'''

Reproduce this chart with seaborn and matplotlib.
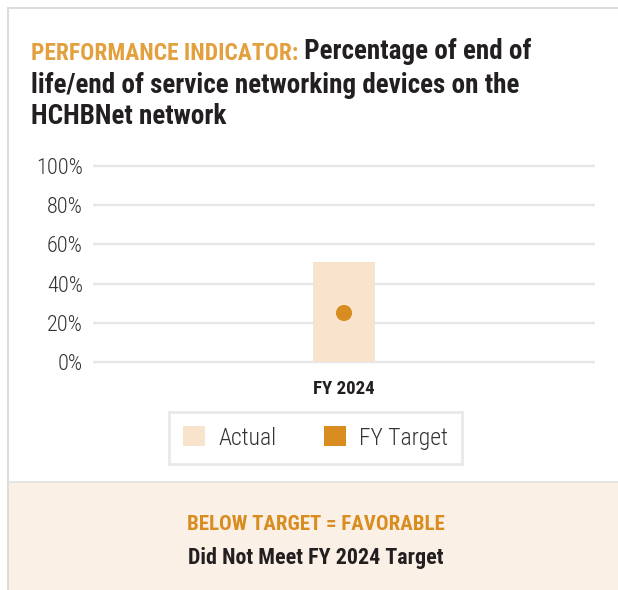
import matplotlib
matplotlib.use("Agg")
import matplotlib.pyplot as plt
import seaborn as sns
import pandas as pd
from matplotlib import font_manager
from matplotlib.patches import Rectangle, Patch
from matplotlib.lines import Line2D

# data
categories = ["FY 2024"]
actual = [51]
target = [25]
y_ticks = [0, 20, 40, 60, 80, 100]
legend_labels = ["Actual", "FY Target"]

BAR = "#F8E4CD"
DOT = "#D98C1F"
TITLE_ORANGE = "#E3A03E"
GRID = "#E6E6E9"
TEXT = "#231F20"

sns.set_theme(style="white")

# pick a narrow face if one is installed
names = {f.name for f in font_manager.fontManager.ttflist}
family = ["DejaVu Sans"]
for cand in ["Liberation Sans Narrow", "Roboto Condensed", "Open Sans Condensed"]:
    if cand in names:
        family = [cand, "DejaVu Sans"]
        break
plt.rcParams["font.family"] = family

W, H = 618, 590
fig = plt.figure(figsize=(W / 100, H / 100), dpi=100)


def fx(px):
    return px / W


def fy(py):
    return 1 - py / H


# card border and bottom panel
fig.add_artist(Line2D([fx(7.5), fx(7.5)], [fy(8), 0], color="#DCDCDC", lw=1.5))
fig.add_artist(Line2D([fx(7.5), 1], [fy(8), fy(8)], color="#DCDCDC", lw=1.5))
fig.add_artist(Rectangle((fx(8.5), 0), 1, fy(482), facecolor="#FAF0E6",
                         edgecolor="none", transform=fig.transFigure))
fig.add_artist(Line2D([fx(8), 1], [fy(482), fy(482)], color="#E2E2E2", lw=1.2))

# axes: 0% at y=362, 100% at y=166, x from 93 to 595
lo, hi = -3, 103
ppu = (362 - 166) / 100
ax_top = 166 - (hi - 100) * ppu
ax_bot = 362 + (0 - lo) * ppu
ax = fig.add_axes([fx(93), fy(ax_bot), fx(595) - fx(93), (ax_bot - ax_top) / H])

df = pd.DataFrame({"year": categories, "actual": actual, "target": target})
sns.barplot(data=df, x="year", y="actual", color=BAR, width=0.5,
            saturation=1, linewidth=0, ax=ax, zorder=3)
sns.scatterplot(data=df, x="year", y="target", color=DOT, s=135,
                edgecolor="none", ax=ax, zorder=4)

ax.set_xlim(-2, 2)
ax.set_ylim(lo, hi)
ax.set_yticks(y_ticks)
ax.set_yticklabels([f"{v}%" for v in y_ticks])
for v in y_ticks:
    ax.axhline(v, color=GRID, lw=1.7, zorder=1)
for s in ax.spines.values():
    s.set_visible(False)
ax.set_xlabel("")
ax.set_ylabel("")
ax.tick_params(axis="y", length=0, pad=7.3, labelsize=16, labelcolor="#333333")
ax.tick_params(axis="x", length=0, pad=8.5, labelsize=13.6, labelcolor=TEXT)
for lab in ax.get_yticklabels():
    lab.set_fontweight("light")
for lab in ax.get_xticklabels():
    lab.set_fontweight("bold")
ax.patch.set_alpha(0)

# title
t1 = fig.text(fx(31), fy(60), "PERFORMANCE INDICATOR:", color=TITLE_ORANGE,
              fontsize=16.9, fontweight="bold", ha="left", va="baseline")
ax.annotate(" Percentage of end of", xy=(1, 0), xycoords=t1,
            color=TEXT, fontsize=19.5, fontweight="bold", ha="left", va="bottom",
            annotation_clip=False)
fig.text(fx(31), fy(92.7), "life/end of service networking devices on the",
         color=TEXT, fontsize=19.5, fontweight="bold", ha="left", va="baseline")
fig.text(fx(31), fy(124.3), "HCHBNet network",
         color=TEXT, fontsize=19.5, fontweight="bold", ha="left", va="baseline")

# legend
handles = [Patch(facecolor=BAR, edgecolor="none"),
           Patch(facecolor=DOT, edgecolor="none")]
leg = fig.legend(handles, legend_labels, loc="center",
                 bbox_to_anchor=(fx(315.5), fy(438)), ncol=2, frameon=True,
                 fancybox=False, fontsize=17, handlelength=0.93, handleheight=0.93,
                 handletextpad=0.55, columnspacing=2.0, borderpad=0.6)
leg.get_frame().set_edgecolor("#E3E3E6")
leg.get_frame().set_linewidth(2)
for t in leg.get_texts():
    t.set_color("#333333")
    t.set_fontweight("light")

# bottom panel text
fig.text(fx(316), fy(525), "BELOW TARGET = FAVORABLE", color=DOT, fontsize=15,
         fontweight="bold", ha="center", va="center")
fig.text(fx(316), fy(558), "Did Not Meet FY 2024 Target", color=TEXT,
         fontsize=15.8, fontweight="bold", ha="center", va="center")

fig.savefig("out.png", dpi=100)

'''

_AIM OF THE TASK_
Copy each line in the data that holds the word "seaborn".

_FINISHED ANSWER_
Reproduce this chart with seaborn and matplotlib.
import seaborn as sns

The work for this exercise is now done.